2 pounds flank steak, chopped into chunks
salt and freshly ground pepper, to taste
3 tablespoons flour
2 tablespoons cooking oil
3 red onions, chopped
3 slices bacon, chopped
3 sticks of celery, chopped
3 tablespoons minced fresh rosemary
5 cups Newcastle Brown Ale or other dark ale
1 cup water
2 parsnips, peeled and chopped
2 carrots, chopped
4 potatoes, peeled and chopped
DUMPLINGS
2 cups flour
3 teaspoons baking powder
⅔ cup butter
½ teaspoon salt
pepper, to taste
2 tablespoons minced fresh rosemary
water
Season the beef with salt and pepper and toss with flour until coated. Heat the oil in a frying pan and brown the beef. Transfer to a large kettle, along with the rest of the flour. Place over medium heat, add the onions and bacon, and cook until the onions are translucent. Add the remaining ingredients. Bring to a boil, cover, and reduce to a simmer while you make the dumplings.
Work the flour, baking powder, butter, salt, pepper, and rosemary together until they are crumbly, then add just enough water to make a dough that is not sticky. Form golf ball–sized dumplings and drop these into the stew, pushing them under the liquid. Cover the pot and simmer for 2 hours. Serves six.
Sticky Toffee Pudding
This North Country dessert is said to have been developed in 1907 at The Gait Inn in Millington in the East Riding of Yorkshire, although the Udny Arms Hotel in Newburgh, Aberdeenshire, claims to be the pudding’s birthplace. Like other English puddings, it is a moist, fruity cake topped with a sauce instead of a frosting.

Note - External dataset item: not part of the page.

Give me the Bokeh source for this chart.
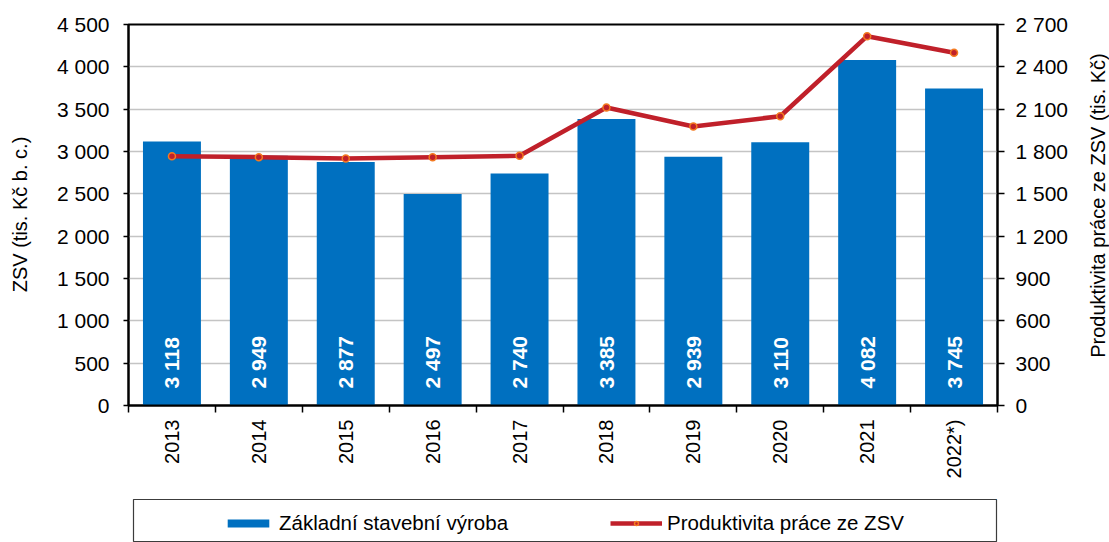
import math
from bokeh.plotting import figure
from bokeh.layouts import column, row
from bokeh.models import (Range1d, LinearAxis, FixedTicker, CustomJSTickFormatter,
                          ColumnDataSource, Legend, LegendItem, Label)
from bokeh.core.properties import value
from bokeh.embed import file_html
from bokeh.resources import INLINE

# ---- data ----
years = ["2013", "2014", "2015", "2016", "2017", "2018", "2019", "2020", "2021", "2022*)"]
zsv = [3118, 2949, 2877, 2497, 2740, 3385, 2939, 3110, 4082, 3745]
productivity = [1767, 1760, 1750, 1760, 1770, 2112, 1977, 2050, 2617, 2500]
left_ticks = [0, 500, 1000, 1500, 2000, 2500, 3000, 3500, 4000, 4500]
right_ticks = [0, 300, 600, 900, 1200, 1500, 1800, 2100, 2400, 2700]
bar_name = "Základní stavební výroba"
line_name = "Produktivita práce ze ZSV"
left_title = "ZSV (tis. Kč b. c.)"
right_title = "Produktivita práce ze ZSV (tis. Kč)"

FONT = "Liberation Sans"
BAR_COLOR = "#0070C0"
LINE_COLOR = "#C0202A"
MARK_LINE = "#F47A20"
GRID = "#C4C4C4"
TICK_FS = "21px"

xs = [i + 0.5 for i in range(len(years))]
src = ColumnDataSource(dict(
    x=xs, zsv=zsv, prod=productivity,
    lbl=[f"{v:,}".replace(",", " ") for v in zsv],
))

TOP_H = 499
LEFT_W = 40
RIGHT_W = 30
FRAME_BOTTOM = 405  # page y of the plot frame's bottom edge (frames of a row are aligned)

p = figure(width=1109 - LEFT_W - RIGHT_W, height=TOP_H, output_backend="svg", toolbar_location=None,
           x_range=Range1d(0, len(years)), y_range=Range1d(left_ticks[0], left_ticks[-1]),
           min_border_left=88, min_border_right=82, min_border_top=24, min_border_bottom=94,
           outline_line_color="black", outline_line_width=2)
p.extra_y_ranges = {"prod": Range1d(right_ticks[0], right_ticks[-1])}

thousands = CustomJSTickFormatter(code=r"""
const s = Math.round(tick).toString();
return s.replace(/\B(?=(\d{3})+(?!\d))/g, " ");
""")

# x axis
xa = p.xaxis[0]
xa.ticker = FixedTicker(ticks=xs, minor_ticks=list(range(len(years) + 1)))
xa.formatter = CustomJSTickFormatter(args=dict(years=years), code="return years[Math.floor(tick)];")
xa.major_label_orientation = math.pi / 2
xa.major_tick_out = 0
xa.major_tick_in = 0
xa.minor_tick_out = 7
xa.minor_tick_in = 0
xa.minor_tick_line_color = "black"
xa.minor_tick_line_width = 1.5
xa.major_label_standoff = 7
xa.axis_line_color = "black"
xa.axis_line_width = 2
xa.major_label_text_font = FONT
xa.major_label_text_font_size = "20px"
xa.major_label_text_color = "black"

# left y axis
ya = p.yaxis[0]
ya.ticker = FixedTicker(ticks=left_ticks)
ya.formatter = thousands
ya.major_tick_out = 5
ya.major_tick_in = 0
ya.minor_tick_out = 0
ya.minor_tick_in = 0
ya.major_tick_line_width = 1.5
ya.axis_line_color = "black"
ya.axis_line_width = 2
ya.major_label_standoff = 14
ya.major_label_text_font = FONT
ya.major_label_text_font_size = TICK_FS
ya.major_label_text_color = "black"

# right y axis
ra = LinearAxis(y_range_name="prod", ticker=FixedTicker(ticks=right_ticks), formatter=thousands)
ra.major_tick_out = 7
ra.major_tick_in = 0
ra.minor_tick_out = 0
ra.minor_tick_in = 0
ra.major_tick_line_width = 1.5
ra.axis_line_color = "black"
ra.axis_line_width = 2
ra.major_label_standoff = 11
ra.major_label_text_font = FONT
ra.major_label_text_font_size = TICK_FS
ra.major_label_text_color = "black"
p.add_layout(ra, "right")

p.xgrid.visible = False
p.ygrid.grid_line_color = GRID
p.ygrid.grid_line_width = 1.5
p.ygrid.ticker = FixedTicker(ticks=left_ticks)

bar_style = dict(fill_color=BAR_COLOR, line_color=None)
line_style = dict(line_color=LINE_COLOR, line_width=4.5)
mark_style = dict(marker="circle", size=7, fill_color=LINE_COLOR, line_color=MARK_LINE, line_width=1.5)

p.vbar(x="x", top="zsv", width=0.667, source=src, **bar_style)
p.text(x="x", y=0, text="lbl", source=src, angle=math.pi / 2, text_align="left",
       text_baseline="middle", y_offset=-17, text_color="white",
       text_font=value(FONT), text_font_size="21px", text_font_style="bold")
p.line(x="x", y="prod", source=src, y_range_name="prod", **line_style)
p.scatter(x="x", y="prod", source=src, y_range_name="prod", **mark_style)


# ---- axis titles (both read bottom-to-top) in narrow side strips ----
def title_strip(width, text, x, y):
    f = figure(width=width, height=TOP_H, output_backend="svg", toolbar_location=None,
               x_range=Range1d(0, 1), y_range=Range1d(0, 1),
               x_axis_type=None, y_axis_type=None,
               min_border_left=0, min_border_right=0, min_border_top=0, min_border_bottom=0,
               outline_line_color=None)
    f.grid.visible = False
    f.add_layout(Label(x=x, y=y, x_units="screen", y_units="screen", text=text,
                       angle=math.pi / 2, text_align="center", text_baseline="middle",
                       text_font=FONT, text_font_size="20px", text_color="black"))
    return f


left_strip = title_strip(LEFT_W, left_title, 19, FRAME_BOTTOM - 214)
right_strip = title_strip(RIGHT_W, right_title, 18, FRAME_BOTTOM - 205)

# ---- legend strip (boxed) below the chart ----
# its ranges lie outside the data, so the series are not drawn here; they only feed the legend glyphs
lf = figure(width=1109, height=43, output_backend="svg", toolbar_location=None,
            x_range=Range1d(-3, -2), y_range=Range1d(-3, -2),
            x_axis_type=None, y_axis_type=None,
            min_border_left=133, min_border_right=113, min_border_top=0, min_border_bottom=0,
            outline_line_color="#3C3C3C", outline_line_width=1.2)
lf.grid.visible = False
lb = lf.vbar(x="x", top="zsv", width=0.667, source=src, **bar_style)
ll = lf.line(x="x", y="prod", source=src, **line_style)
lm = lf.scatter(x="x", y="prod", source=src, **mark_style)

legend = Legend(items=[LegendItem(label=bar_name, renderers=[lb]),
                       LegendItem(label=line_name, renderers=[ll, lm])],
                location=(89, 7), orientation="horizontal",
                padding=0, margin=0, spacing=31, label_width=300,
                glyph_width=52, glyph_height=10, label_standoff=5,
                border_line_alpha=0, background_fill_alpha=0,
                label_text_font=FONT, label_text_font_size="20.5px", label_text_color="black")
lf.add_layout(legend, "center")

layout = column(row(left_strip, p, right_strip, spacing=0), lf, spacing=0)
open("out.html", "w").write(file_html(layout, INLINE))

1 cup plus 1 tablespoon all-purpose flour
1 teaspoon baking powder
¾ cup pitted dates, finely chopped
1¼ cups boiling water
1 teaspoon baking soda
¼ cup unsalted butter, softened
¾ cup granulated sugar
1 large egg, lightly beaten
1 teaspoon vanilla
TOFFEE SAUCE
½ cup unsalted butter
½ cup heavy cream
1 cup packed light brown sugar
1 cup heavy cream, whipped (for topping)
Preheat oven to 350 degrees. Butter a 10-inch round or square baking dish. Sift the flour and baking powder together into a small bowl. Place the chopped dates in a small bowl; add the boiling water and baking soda and set aside. In a medium bowl, beat the butter and sugar until light and fluffy. Beat in egg and vanilla. Beat in the flour mixture in two or three additions. Add the date mixture to the batter and fold with a rubber spatula until blended. Pour into the greased baking dish. Bake until set and firm on top, about 35 minutes. Cool in the baking dish.